Lines of data:
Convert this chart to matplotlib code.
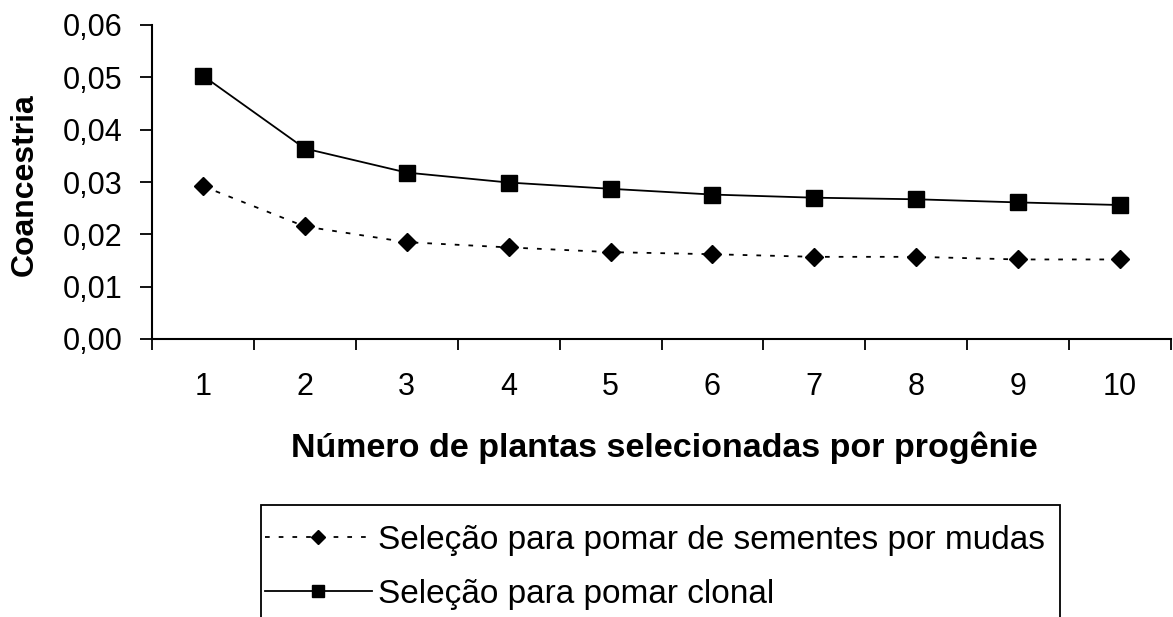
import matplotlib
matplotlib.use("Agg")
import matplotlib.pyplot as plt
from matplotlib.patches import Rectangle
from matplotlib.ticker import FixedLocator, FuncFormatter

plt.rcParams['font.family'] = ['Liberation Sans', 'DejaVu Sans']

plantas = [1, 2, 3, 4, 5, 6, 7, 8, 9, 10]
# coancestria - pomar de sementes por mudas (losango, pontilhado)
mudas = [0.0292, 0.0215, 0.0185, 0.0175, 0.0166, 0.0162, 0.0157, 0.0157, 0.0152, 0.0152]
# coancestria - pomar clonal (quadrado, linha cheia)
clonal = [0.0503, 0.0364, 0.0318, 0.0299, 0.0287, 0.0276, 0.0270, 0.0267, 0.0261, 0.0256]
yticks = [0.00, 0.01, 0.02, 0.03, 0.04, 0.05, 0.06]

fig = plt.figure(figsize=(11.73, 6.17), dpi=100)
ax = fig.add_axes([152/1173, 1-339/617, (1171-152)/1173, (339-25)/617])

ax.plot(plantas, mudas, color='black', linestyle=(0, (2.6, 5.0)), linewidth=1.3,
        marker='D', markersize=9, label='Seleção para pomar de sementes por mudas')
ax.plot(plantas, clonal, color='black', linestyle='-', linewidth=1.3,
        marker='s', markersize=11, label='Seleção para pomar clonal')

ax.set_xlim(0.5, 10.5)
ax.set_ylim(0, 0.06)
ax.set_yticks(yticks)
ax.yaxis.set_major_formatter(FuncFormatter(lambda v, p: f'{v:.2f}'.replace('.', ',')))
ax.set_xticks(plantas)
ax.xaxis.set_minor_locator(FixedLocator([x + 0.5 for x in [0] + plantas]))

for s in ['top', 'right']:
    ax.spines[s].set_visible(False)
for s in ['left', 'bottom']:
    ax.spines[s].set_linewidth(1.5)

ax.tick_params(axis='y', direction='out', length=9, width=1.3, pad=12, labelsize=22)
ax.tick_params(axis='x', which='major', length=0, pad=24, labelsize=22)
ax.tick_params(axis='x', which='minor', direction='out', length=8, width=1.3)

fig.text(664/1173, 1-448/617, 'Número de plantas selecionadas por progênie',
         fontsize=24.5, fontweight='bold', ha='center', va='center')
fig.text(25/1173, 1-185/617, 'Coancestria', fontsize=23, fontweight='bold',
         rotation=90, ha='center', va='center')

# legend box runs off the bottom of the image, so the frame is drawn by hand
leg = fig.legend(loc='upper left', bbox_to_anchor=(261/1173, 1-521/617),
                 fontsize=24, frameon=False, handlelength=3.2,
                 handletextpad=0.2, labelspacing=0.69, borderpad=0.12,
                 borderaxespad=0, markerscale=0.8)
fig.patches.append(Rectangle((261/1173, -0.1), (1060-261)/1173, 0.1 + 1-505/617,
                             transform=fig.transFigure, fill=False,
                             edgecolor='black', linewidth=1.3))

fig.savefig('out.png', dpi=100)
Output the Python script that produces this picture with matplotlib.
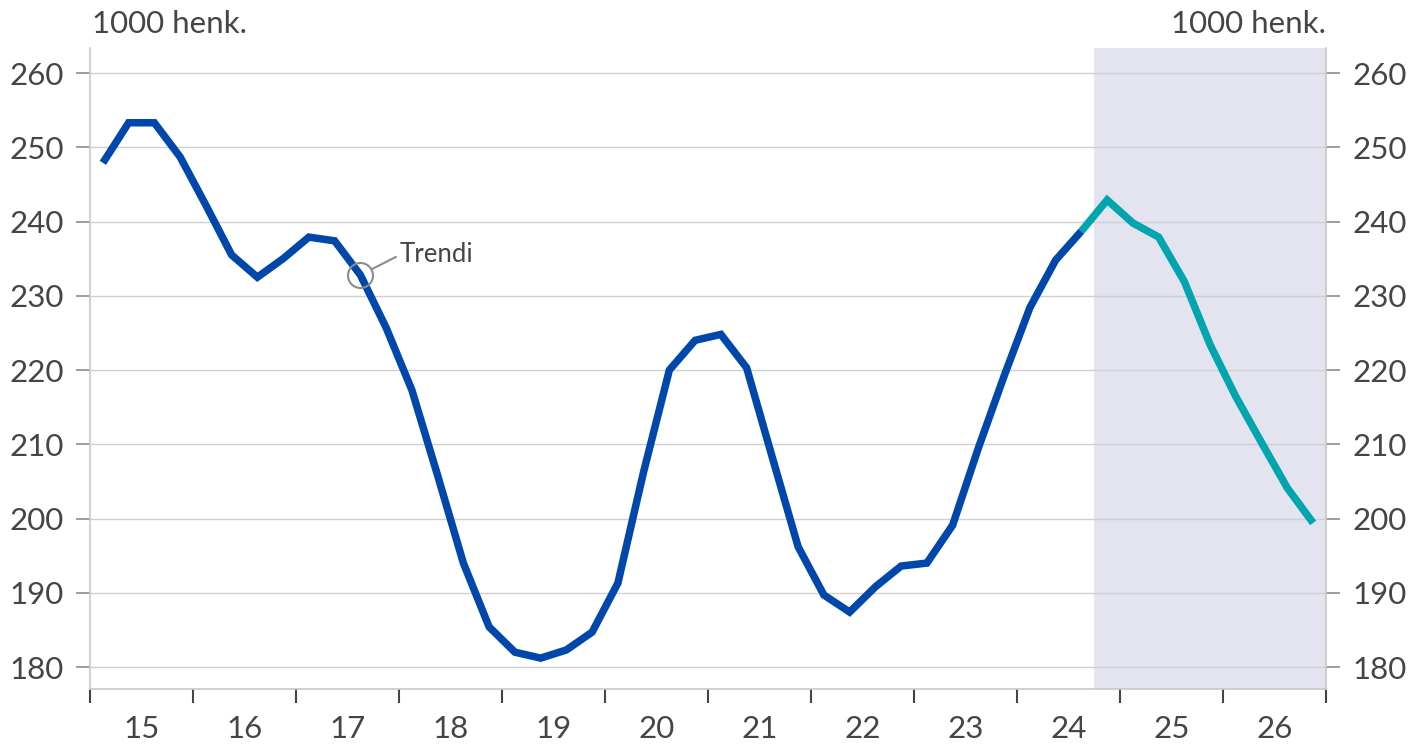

**Aim:** State how many lines hold the word "matplotlib". The number is the whole answer.

**Output below:** 7